A Small But Moving Matter
I would be remiss if I didn’t relate the anniversary of September 28.
On this day, in 1989, IBM Fellow Don Eigler became the first person in history to move and control an individual atom.
It sounds like such a small thing…and it was. Extremely small.
The moving of the atom, that is.
The event itself was monumental and groundbreaking.
Shortly after, on November 11 of that year, Eigler and his team used a custom-built microscope to spell out the letters “IBM” using 35 Xenon atoms.
This unprecented ability to manipulate individual atoms signaled a quantum leap forward in nanoscience experimentation and heralded the age of nanotechnology.
Eigler built his scanning tunneling microscope (STM) in order to visualize and experiment with individual molecules and atoms. As he experimented, he discovered that it was possible to slide individual atoms across a surface using the tip of his STM.
To demonstrate both the atomic precision and reproducibility he achieved, he wrote the letters “IBM” with 35 xenon atoms, each positioned with atomic-scale precision.
In so doing, Eiger and team helped science move down the road of better understanding the properties, movement and interaction of various materials at the nanoscale, which proved to be essential for building smaller, faster and more energy-efficient processors and memory devices.
Already, the ability to understand and manipulate atoms is leading to new kinds of fabrics, products and more.

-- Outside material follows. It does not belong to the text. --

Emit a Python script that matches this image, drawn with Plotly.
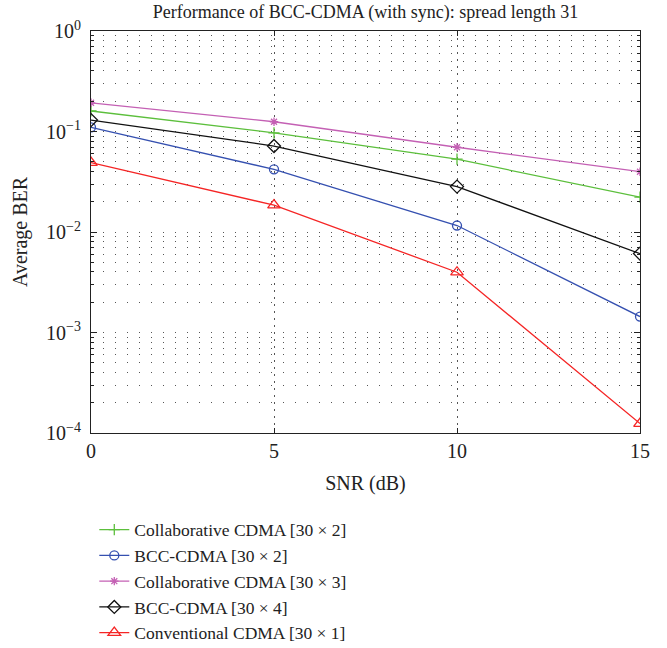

Ever wonder what makes a raincoat water resistant, or how sunscreen stays put even after swimming? More often than not, it’s nanotechnology at work.
Because of Eigler’s seminal work, scientists continue making breakthroughs that continue driving the field of nanotechnology, the exploration of building structures and devices out of ultra-tiny components as small as a few atoms or molecules.
Such devices might be used as future computer chips, storage devices, biosensors, and things nobody has even imagined.
Check out the two minute video below which includes a demonstration of the World’s Smallest IBM logo, along with a very interesting interview with Don Eigler.
And congratulations to Don and his team…theirs was a huge and groundbreaking effort on a ridiculously small scale, which is just the way his colleagues like it.